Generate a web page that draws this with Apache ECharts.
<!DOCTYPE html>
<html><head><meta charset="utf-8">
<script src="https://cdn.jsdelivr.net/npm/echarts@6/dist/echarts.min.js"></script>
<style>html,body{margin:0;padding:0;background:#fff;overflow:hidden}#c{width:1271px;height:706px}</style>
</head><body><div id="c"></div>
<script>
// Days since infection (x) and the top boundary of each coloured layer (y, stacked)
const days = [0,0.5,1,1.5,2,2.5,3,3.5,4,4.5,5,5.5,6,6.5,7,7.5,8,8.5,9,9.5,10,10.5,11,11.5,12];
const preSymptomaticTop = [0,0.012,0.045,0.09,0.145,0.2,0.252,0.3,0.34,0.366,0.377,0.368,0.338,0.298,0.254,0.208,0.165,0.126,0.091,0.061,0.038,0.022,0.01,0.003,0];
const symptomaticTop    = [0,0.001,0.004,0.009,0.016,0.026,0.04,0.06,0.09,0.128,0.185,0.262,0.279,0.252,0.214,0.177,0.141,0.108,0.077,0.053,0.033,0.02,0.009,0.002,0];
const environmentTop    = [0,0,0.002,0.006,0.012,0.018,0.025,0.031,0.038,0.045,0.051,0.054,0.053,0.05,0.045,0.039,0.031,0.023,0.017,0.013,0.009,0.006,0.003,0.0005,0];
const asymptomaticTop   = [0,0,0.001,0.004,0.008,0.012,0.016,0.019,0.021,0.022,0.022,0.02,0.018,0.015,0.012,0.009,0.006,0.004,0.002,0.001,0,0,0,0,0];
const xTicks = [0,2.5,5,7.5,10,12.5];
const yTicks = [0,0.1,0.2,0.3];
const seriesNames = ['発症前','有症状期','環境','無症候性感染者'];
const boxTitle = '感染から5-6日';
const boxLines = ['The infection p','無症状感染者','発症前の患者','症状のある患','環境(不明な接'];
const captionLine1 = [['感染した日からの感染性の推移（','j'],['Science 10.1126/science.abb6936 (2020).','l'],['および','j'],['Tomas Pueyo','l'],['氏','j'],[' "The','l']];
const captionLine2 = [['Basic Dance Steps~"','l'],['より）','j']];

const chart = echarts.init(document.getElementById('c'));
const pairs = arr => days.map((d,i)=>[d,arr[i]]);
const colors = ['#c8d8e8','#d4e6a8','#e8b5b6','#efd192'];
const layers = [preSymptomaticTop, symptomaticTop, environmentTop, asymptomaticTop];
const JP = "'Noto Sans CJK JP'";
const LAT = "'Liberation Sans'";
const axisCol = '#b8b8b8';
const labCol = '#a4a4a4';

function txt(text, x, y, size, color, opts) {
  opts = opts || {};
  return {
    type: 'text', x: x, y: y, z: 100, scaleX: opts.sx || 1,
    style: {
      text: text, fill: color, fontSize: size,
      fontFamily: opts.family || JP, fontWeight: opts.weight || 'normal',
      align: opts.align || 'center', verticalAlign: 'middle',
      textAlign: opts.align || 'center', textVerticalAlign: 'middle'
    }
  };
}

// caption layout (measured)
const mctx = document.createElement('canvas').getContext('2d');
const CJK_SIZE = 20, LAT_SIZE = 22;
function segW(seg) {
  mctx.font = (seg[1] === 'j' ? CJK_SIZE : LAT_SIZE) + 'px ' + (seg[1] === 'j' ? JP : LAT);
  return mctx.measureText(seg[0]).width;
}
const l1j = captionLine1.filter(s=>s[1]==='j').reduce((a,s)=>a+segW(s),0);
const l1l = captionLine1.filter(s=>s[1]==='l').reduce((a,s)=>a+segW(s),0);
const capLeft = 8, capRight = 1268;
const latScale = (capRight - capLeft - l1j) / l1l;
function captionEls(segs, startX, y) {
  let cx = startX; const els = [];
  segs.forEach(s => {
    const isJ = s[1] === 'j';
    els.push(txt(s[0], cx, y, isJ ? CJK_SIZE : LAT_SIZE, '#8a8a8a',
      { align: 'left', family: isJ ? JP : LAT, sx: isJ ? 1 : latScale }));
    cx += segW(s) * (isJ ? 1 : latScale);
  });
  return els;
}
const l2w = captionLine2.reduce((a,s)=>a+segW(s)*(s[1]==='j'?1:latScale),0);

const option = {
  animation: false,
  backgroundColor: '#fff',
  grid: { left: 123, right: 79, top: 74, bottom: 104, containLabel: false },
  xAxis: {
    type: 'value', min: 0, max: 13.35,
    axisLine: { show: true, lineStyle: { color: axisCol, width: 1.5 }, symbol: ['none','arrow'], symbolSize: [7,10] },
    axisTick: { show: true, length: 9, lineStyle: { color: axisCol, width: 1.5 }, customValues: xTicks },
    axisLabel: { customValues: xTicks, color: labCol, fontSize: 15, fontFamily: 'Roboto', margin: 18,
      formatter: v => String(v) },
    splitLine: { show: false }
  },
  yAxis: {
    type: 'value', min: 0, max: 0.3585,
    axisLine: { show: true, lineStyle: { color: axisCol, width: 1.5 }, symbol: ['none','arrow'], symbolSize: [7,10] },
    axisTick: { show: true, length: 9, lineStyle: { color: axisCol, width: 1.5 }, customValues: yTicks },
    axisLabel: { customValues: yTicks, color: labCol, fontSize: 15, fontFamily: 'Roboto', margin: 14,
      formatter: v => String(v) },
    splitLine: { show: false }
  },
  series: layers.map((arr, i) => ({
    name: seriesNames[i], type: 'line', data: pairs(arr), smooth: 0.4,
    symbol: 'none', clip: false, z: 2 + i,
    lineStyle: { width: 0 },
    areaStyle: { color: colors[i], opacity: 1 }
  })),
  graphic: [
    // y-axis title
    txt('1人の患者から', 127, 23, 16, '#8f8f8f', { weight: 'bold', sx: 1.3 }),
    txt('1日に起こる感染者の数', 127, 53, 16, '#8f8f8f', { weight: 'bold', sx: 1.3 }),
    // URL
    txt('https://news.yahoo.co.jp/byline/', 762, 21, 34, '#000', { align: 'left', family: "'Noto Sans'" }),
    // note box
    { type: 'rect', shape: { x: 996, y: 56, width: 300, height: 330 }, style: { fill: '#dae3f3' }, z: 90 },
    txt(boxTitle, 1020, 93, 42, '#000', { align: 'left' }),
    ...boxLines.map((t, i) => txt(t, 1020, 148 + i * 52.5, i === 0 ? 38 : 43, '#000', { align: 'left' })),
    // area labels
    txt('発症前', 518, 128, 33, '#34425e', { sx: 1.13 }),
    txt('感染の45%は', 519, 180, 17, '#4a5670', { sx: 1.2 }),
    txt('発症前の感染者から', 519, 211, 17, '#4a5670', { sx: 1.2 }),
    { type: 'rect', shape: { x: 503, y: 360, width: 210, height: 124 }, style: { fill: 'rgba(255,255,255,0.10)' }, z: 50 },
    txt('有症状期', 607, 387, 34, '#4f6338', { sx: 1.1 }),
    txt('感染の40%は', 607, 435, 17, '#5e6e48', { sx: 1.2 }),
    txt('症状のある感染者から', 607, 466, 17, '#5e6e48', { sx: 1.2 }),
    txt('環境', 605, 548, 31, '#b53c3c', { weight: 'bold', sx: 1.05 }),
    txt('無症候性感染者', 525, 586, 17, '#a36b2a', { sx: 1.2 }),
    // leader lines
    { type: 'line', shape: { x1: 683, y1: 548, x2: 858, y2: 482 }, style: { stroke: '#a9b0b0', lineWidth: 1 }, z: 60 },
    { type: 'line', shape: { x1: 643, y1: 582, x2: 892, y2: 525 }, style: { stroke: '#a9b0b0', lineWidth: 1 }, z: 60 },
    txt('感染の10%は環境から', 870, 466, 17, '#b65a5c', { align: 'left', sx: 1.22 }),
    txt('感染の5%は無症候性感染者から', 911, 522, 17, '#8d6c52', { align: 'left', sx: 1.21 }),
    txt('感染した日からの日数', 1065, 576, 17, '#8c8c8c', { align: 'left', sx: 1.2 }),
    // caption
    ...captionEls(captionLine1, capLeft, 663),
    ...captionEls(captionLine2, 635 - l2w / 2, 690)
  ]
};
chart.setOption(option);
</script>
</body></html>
+--
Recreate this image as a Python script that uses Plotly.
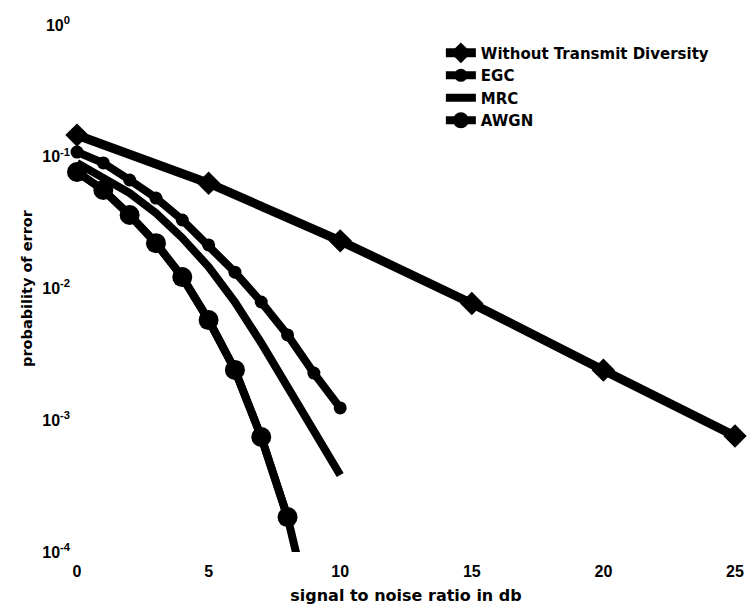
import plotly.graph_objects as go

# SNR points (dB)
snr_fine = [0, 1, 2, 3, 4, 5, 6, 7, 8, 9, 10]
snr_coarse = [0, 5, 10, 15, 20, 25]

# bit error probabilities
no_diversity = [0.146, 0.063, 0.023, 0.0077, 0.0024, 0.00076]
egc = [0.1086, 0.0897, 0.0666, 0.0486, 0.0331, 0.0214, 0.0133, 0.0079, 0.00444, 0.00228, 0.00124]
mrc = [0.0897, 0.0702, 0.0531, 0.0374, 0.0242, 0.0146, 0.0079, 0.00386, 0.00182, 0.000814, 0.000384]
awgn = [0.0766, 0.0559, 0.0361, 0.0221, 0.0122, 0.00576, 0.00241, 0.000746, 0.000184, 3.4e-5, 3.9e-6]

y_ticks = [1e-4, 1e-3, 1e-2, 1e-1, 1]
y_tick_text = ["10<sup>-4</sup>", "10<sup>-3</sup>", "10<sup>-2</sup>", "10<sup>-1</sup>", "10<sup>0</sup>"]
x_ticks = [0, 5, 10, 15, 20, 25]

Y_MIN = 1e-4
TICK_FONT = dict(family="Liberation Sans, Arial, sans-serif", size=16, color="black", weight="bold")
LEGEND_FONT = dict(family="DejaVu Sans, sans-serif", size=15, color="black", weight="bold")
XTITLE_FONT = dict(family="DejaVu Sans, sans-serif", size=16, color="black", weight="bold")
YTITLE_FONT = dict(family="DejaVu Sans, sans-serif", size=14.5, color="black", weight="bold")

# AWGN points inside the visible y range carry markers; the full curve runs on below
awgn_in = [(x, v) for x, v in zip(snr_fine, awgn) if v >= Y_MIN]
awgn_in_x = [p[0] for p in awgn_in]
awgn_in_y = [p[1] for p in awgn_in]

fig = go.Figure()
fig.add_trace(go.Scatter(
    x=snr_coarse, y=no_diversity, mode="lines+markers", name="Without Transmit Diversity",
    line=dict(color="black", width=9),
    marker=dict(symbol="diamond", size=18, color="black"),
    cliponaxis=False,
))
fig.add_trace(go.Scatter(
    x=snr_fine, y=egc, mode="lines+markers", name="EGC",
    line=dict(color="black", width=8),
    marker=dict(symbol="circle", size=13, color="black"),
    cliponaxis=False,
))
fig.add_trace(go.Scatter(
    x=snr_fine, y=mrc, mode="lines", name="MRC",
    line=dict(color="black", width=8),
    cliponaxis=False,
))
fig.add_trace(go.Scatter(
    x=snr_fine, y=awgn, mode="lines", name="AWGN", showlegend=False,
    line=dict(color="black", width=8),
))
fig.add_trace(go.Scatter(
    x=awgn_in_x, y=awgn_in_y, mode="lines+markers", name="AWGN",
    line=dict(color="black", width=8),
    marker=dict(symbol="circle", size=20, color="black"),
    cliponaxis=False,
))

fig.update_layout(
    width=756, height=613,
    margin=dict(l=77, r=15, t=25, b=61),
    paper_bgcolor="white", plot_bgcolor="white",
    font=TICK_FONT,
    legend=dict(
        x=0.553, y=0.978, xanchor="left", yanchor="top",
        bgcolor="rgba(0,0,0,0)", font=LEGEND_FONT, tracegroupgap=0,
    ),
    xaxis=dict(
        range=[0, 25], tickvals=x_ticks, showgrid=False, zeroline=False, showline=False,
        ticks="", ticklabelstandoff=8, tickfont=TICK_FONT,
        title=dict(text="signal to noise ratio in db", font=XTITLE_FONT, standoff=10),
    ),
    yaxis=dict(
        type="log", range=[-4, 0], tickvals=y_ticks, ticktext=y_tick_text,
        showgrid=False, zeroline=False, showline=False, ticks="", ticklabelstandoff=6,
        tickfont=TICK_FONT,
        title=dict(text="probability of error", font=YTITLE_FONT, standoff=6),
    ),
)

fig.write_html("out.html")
+--
AIM OF THE TASK: Go back to the listing above and reproduce, exactly, the stretch from the line bearing "Recreate this image" through the line bearing "snr_coarse = [0, 5, 10, 15, 20, 25]", without its pictures.

TASK OUTPUT:
Recreate this image as a Python script that uses Plotly.
import plotly.graph_objects as go

# SNR points (dB)
snr_fine = [0, 1, 2, 3, 4, 5, 6, 7, 8, 9, 10]
snr_coarse = [0, 5, 10, 15, 20, 25]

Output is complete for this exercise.